St. Ephrem beautifully expresses this mystery in one of his Hymns on the Nativity (#11):
A wonder is Your mother: The Lord entered her
and became a servant; He entered able to speak
and He became silent in her; He entered her thundering
and His voice grew silent; He entered Shepherd of all;
a lamb He became in her; He emerged bleating.
The womb of Your mother overthrew the orders:
The Establisher of all entered a Rich One;
He emerged poor. He entered her a Lofty One;
He emerged humble. He entered her a Radiant One,
and He put on a despised hue and emerged.
He entered, a mighty warrior, and put on fear
inside her womb. He entered, Nourisher of all,
and He acquired hunger. He entered, the One who gives drink to all,
and He acquired thirst. Stripped and laid bare,
He emerged from [her womb], the One who clothes all.
Secondly, at the Crucifixion, the Lord made another great act of condescension: the acceptance of physical death. And again, Mary was there saying “yes,” this time in behalf of the Church, receiving the gift of eternal life that was pouring forth from Jesus on the cross, as He changed death into life.
The Festal Theotokion in Tone 4 clearly illustrates the connection between these two events of the Annunciation and the Crucifixion, as well as Mary's role:
The mystery hidden from all ages and unknown to the angels has been made known to those on earth through you, O Theotokos. God has taken flesh in a union without confusion, and willingly accepted the Cross for us; whereby He raised the first-formed Adam and saved our souls from death.

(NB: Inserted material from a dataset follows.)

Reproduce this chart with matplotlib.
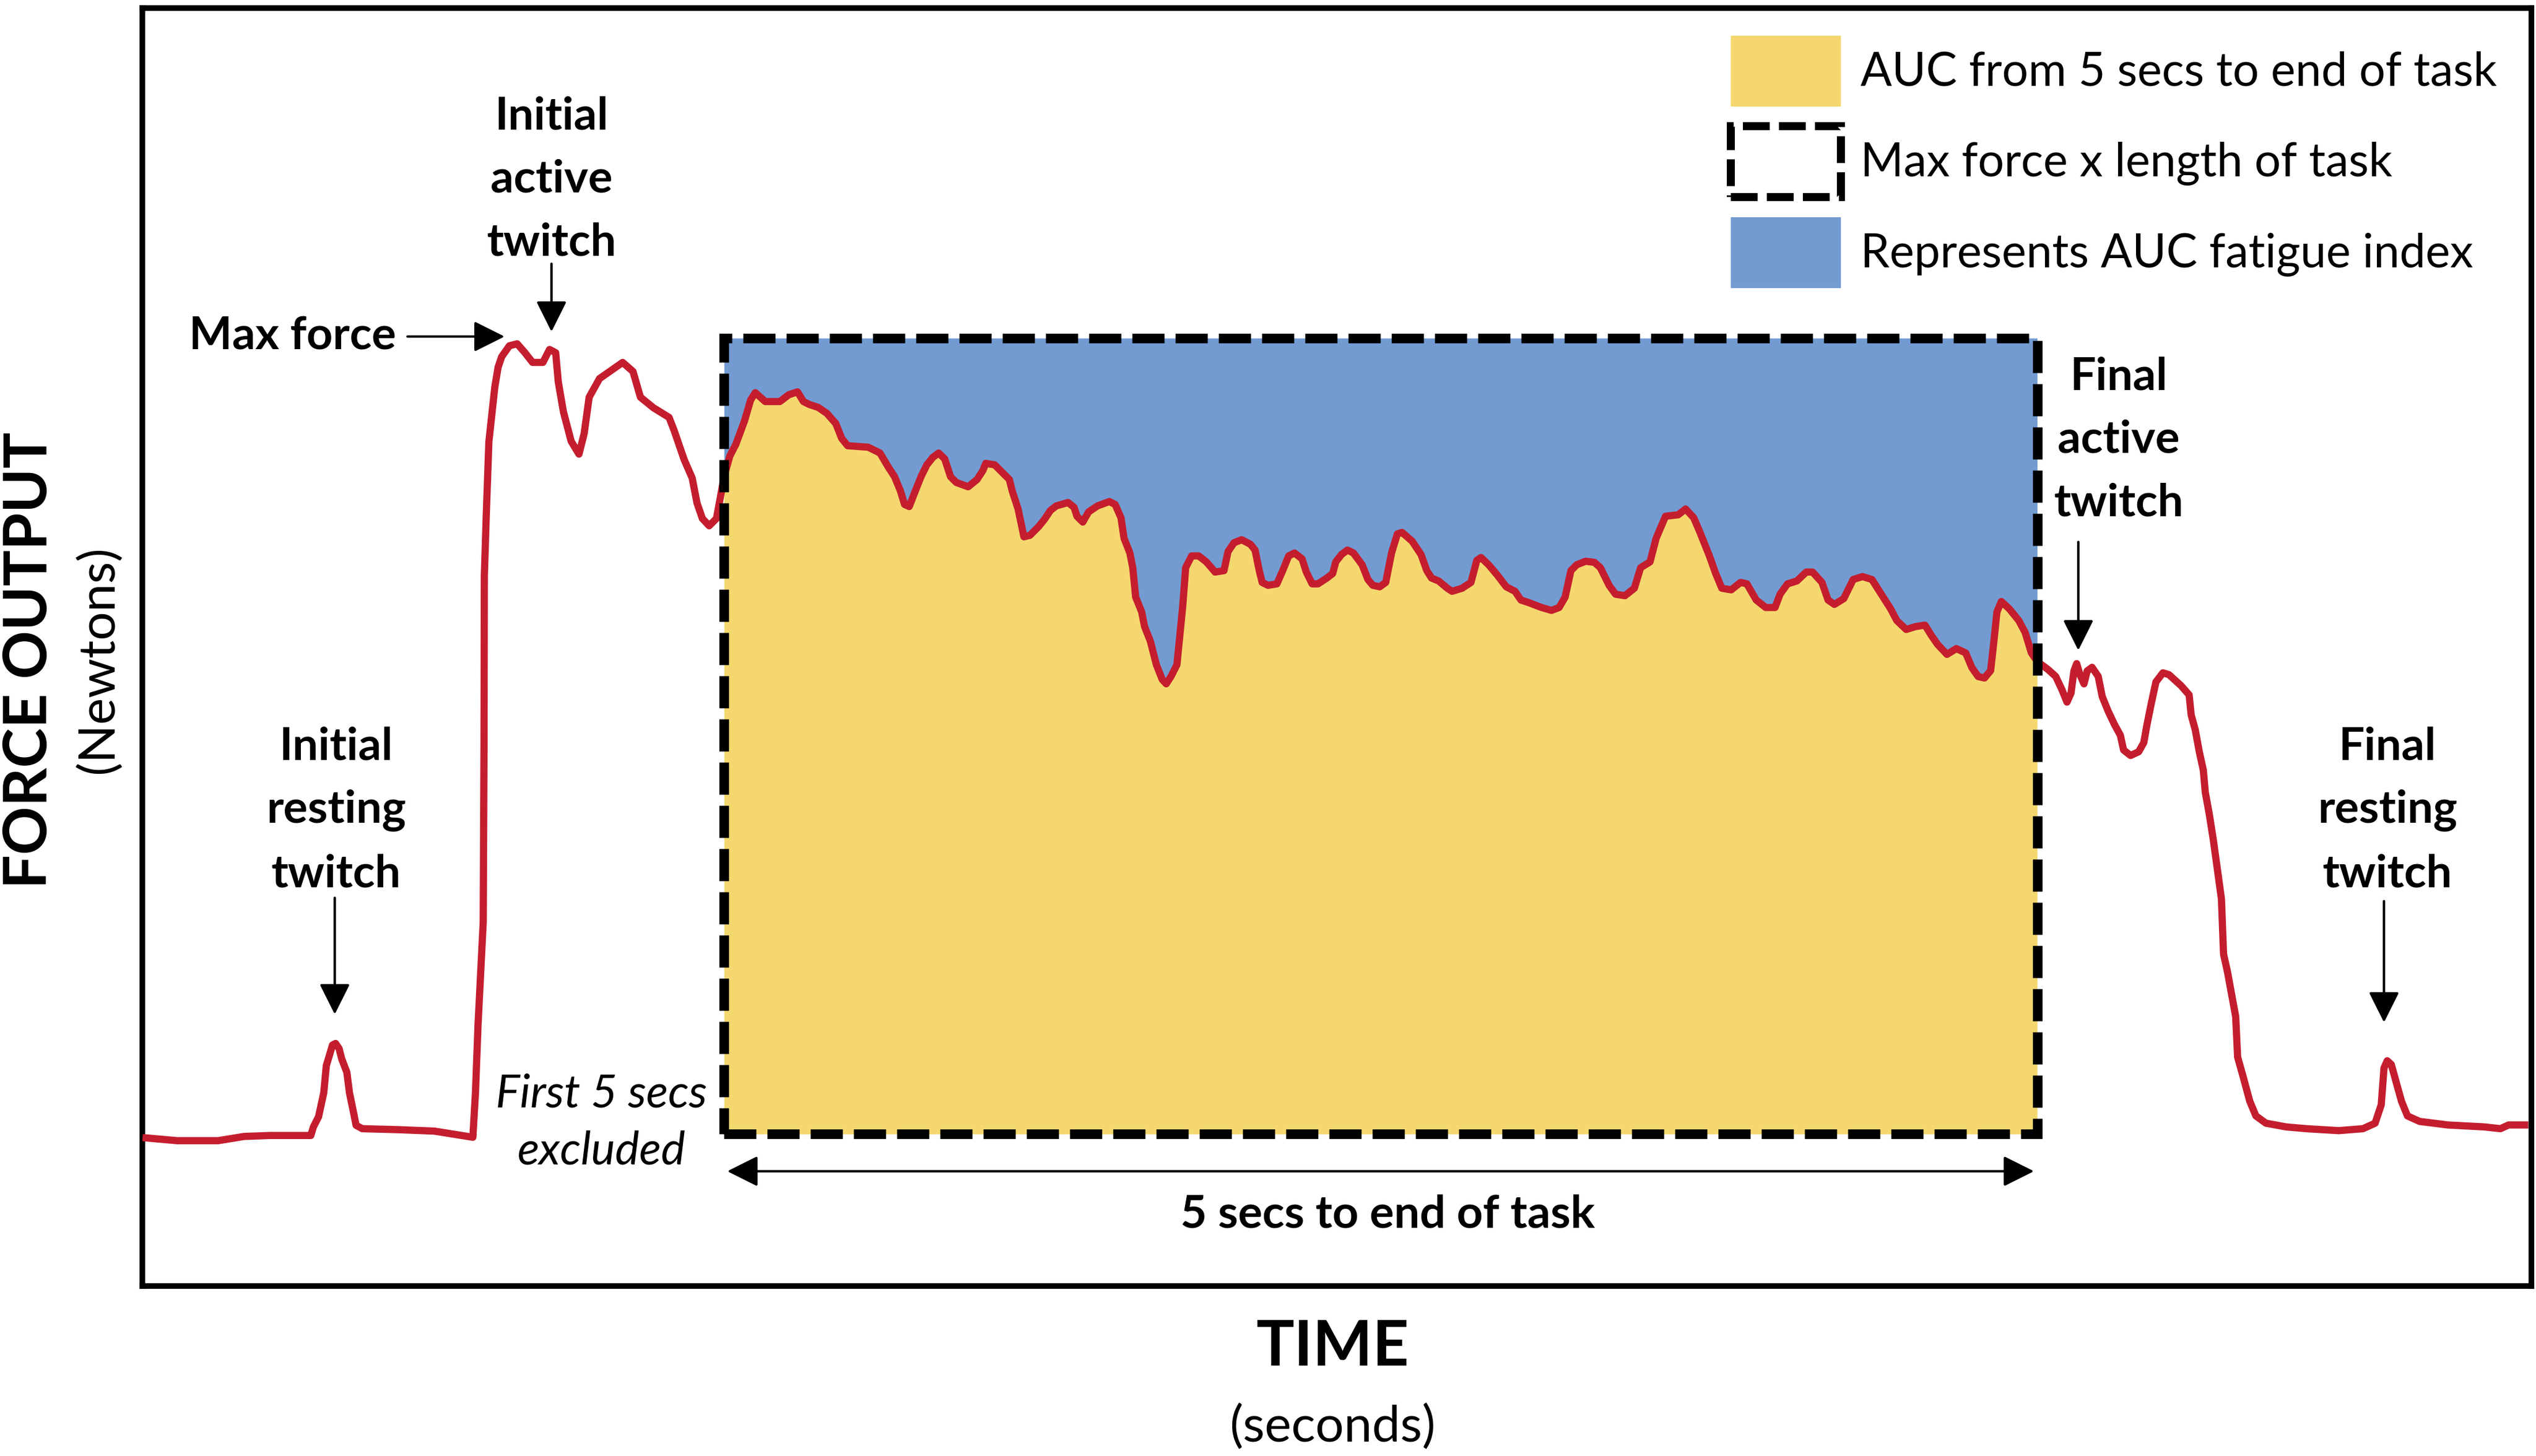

These two condescensions of God--these two parts of the mystery of the Incarnation--changed everything, and they happened at the beginning and end of Jesus’ earthly life. So even though we think of one as a joyful event and the other as a sorrowful, it doesn’t seem strange to me to commemorate them together. There is also a tradition from early in the Church to do just that! This tradition said that Jesus died on March 25: “He suffered in the thirty-third year, March 25th, Friday, the eighteenth year of Tiberius Caesar, while Rufus and Roubellion were Consuls" (Commentary on Daniel by St. Hippolytus, 170-240 A.D.). And as the perfect man, it was believed that He had been conceived and died on the same day, therefore making March 25 the date of the Annunciation. (Later, the date of His Nativity, December 25, was based on this calculation.)
Fun facts aside, this Great and Holy Friday is a beautiful opportunity for us to reflect deeply on the mystery of the self-emptying of Christ through the Incarnation, with the Mother of God as our teacher and model. We can allow her to teach us how we can be a chalice like she was—receiving the love of God and pouring it out to others by loving them, making it accessible to them and helping them to thirst for more.
This year we lose our Annunciation mitigation of the fast for fish and oil, we get a major headache trying to decipher the liturgical typikon, and we feel the awkwardness of celebrating the Divine Liturgy on Great and Holy Friday…but theologically it seems very beautiful and meaningful to me to celebrate these two earth-shattering events of the Incarnation on the same day. Disagree if you want!...It won’t happen again until the year 2157 anyway!